-- Start of The records --

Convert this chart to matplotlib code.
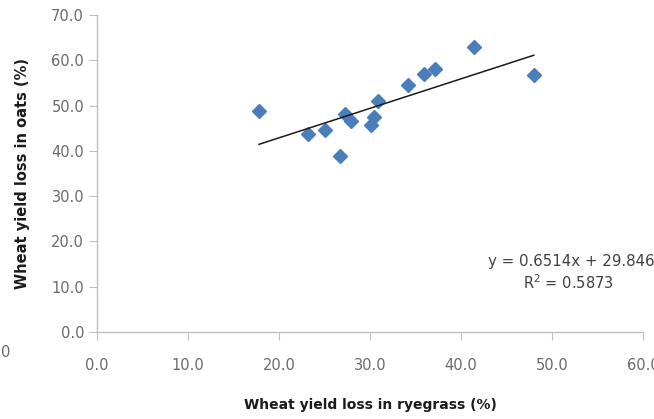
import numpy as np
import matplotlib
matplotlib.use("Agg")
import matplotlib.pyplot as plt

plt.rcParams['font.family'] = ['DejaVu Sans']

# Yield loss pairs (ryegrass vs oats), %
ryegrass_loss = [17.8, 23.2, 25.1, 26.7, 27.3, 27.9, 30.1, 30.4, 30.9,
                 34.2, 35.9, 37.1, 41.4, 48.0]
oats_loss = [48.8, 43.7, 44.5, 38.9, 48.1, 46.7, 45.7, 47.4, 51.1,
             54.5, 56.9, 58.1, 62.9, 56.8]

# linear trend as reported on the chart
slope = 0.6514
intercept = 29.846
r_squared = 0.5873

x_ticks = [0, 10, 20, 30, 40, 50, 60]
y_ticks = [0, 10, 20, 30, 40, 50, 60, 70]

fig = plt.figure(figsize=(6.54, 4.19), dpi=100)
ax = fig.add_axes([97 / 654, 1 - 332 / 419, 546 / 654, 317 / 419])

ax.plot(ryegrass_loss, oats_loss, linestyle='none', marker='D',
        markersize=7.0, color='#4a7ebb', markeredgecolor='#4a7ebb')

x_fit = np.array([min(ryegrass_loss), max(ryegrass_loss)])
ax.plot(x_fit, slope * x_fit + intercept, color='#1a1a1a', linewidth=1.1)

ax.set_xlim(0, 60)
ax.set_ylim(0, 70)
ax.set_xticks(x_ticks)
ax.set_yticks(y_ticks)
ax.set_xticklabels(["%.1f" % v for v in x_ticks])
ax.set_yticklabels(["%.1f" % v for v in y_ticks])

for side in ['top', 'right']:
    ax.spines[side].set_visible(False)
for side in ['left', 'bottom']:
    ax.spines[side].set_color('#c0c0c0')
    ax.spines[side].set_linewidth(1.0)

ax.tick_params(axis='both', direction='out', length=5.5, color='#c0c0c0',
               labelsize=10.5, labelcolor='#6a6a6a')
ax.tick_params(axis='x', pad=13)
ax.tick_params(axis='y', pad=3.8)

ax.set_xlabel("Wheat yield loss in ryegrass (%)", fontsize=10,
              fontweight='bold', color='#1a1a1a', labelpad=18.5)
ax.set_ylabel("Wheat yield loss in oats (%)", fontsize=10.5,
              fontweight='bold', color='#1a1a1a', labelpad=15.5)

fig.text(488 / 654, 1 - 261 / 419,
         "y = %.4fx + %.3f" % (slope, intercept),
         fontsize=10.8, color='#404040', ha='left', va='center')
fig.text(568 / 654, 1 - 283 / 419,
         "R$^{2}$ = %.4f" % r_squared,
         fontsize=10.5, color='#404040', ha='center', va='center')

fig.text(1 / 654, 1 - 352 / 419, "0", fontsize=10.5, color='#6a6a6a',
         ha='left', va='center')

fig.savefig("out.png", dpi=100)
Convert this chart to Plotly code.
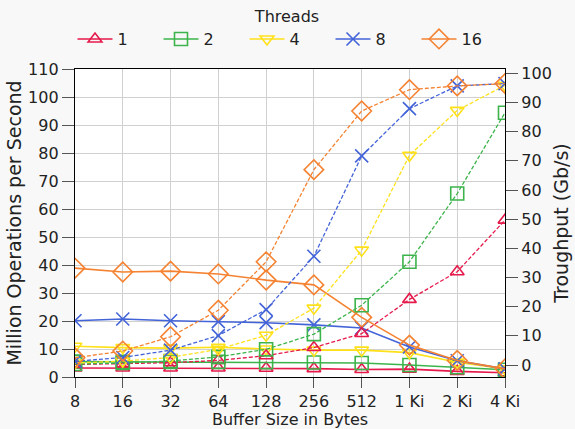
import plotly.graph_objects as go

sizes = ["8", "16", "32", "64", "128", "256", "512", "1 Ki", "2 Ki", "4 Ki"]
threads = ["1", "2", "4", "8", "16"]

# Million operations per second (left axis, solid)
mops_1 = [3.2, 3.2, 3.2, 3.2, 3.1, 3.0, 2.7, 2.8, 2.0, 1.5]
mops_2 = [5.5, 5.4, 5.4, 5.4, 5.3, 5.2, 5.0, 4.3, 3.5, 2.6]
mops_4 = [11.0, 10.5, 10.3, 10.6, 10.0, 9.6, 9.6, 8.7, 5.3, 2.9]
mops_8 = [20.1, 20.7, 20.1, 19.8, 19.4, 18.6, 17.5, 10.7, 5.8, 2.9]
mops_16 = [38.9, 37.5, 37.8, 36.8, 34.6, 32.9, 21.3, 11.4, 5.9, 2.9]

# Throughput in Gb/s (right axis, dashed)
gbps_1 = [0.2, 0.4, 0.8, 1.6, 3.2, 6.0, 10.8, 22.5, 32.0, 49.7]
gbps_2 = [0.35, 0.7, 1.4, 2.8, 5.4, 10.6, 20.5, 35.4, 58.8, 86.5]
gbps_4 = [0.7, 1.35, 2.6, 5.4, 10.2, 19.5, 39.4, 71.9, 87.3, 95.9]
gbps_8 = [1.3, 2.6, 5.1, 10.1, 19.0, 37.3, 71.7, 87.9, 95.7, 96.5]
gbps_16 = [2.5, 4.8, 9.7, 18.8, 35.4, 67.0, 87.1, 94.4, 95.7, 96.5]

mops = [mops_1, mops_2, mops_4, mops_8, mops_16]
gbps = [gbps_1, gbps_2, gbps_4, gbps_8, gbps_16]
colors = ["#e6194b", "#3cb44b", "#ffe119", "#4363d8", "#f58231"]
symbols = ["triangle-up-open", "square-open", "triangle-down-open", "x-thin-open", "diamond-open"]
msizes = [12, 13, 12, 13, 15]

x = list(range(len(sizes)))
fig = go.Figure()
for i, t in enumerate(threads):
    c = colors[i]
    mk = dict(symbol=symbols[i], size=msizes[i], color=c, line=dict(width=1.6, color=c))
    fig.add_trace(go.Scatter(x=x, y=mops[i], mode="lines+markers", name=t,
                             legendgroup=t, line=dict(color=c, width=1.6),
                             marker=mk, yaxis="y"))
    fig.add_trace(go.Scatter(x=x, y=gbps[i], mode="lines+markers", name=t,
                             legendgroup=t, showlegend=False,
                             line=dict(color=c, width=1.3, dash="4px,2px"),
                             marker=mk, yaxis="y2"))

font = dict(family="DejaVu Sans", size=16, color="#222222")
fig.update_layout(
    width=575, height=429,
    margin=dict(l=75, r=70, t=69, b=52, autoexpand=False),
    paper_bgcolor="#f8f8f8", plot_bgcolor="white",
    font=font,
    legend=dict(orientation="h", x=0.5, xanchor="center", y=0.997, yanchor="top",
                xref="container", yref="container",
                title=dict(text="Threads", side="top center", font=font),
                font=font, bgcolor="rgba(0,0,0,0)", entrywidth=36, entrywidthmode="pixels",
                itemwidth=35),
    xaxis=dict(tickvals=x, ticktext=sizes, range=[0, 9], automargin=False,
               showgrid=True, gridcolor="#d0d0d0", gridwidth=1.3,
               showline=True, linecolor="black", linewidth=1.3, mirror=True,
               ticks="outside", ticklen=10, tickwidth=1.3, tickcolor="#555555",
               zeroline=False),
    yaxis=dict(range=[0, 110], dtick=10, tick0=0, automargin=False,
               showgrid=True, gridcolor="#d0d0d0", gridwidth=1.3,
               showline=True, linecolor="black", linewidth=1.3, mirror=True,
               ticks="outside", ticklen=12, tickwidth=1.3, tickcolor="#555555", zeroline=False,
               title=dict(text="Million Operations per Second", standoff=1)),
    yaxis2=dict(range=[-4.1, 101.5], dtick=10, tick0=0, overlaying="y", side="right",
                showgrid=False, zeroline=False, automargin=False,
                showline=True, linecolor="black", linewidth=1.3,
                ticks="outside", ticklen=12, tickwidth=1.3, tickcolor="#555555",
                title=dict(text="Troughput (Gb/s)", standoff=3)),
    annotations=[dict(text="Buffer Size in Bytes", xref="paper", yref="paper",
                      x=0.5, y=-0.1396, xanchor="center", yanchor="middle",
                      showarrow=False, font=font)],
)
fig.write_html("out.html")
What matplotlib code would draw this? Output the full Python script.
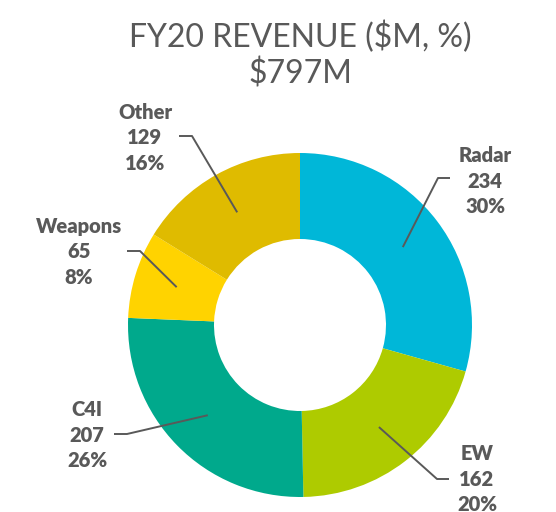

-- End of The records --

• Stated task:
Begin with the line that contains "Convert this chart to Plotly code.", end with the line that contains "11.4, 5.9, 2.9]", and set down every line in that range exactly as it stands, minus the pictures.

• Written response:
Convert this chart to Plotly code.
import plotly.graph_objects as go

sizes = ["8", "16", "32", "64", "128", "256", "512", "1 Ki", "2 Ki", "4 Ki"]
threads = ["1", "2", "4", "8", "16"]

# Million operations per second (left axis, solid)
mops_1 = [3.2, 3.2, 3.2, 3.2, 3.1, 3.0, 2.7, 2.8, 2.0, 1.5]
mops_2 = [5.5, 5.4, 5.4, 5.4, 5.3, 5.2, 5.0, 4.3, 3.5, 2.6]
mops_4 = [11.0, 10.5, 10.3, 10.6, 10.0, 9.6, 9.6, 8.7, 5.3, 2.9]
mops_8 = [20.1, 20.7, 20.1, 19.8, 19.4, 18.6, 17.5, 10.7, 5.8, 2.9]
mops_16 = [38.9, 37.5, 37.8, 36.8, 34.6, 32.9, 21.3, 11.4, 5.9, 2.9]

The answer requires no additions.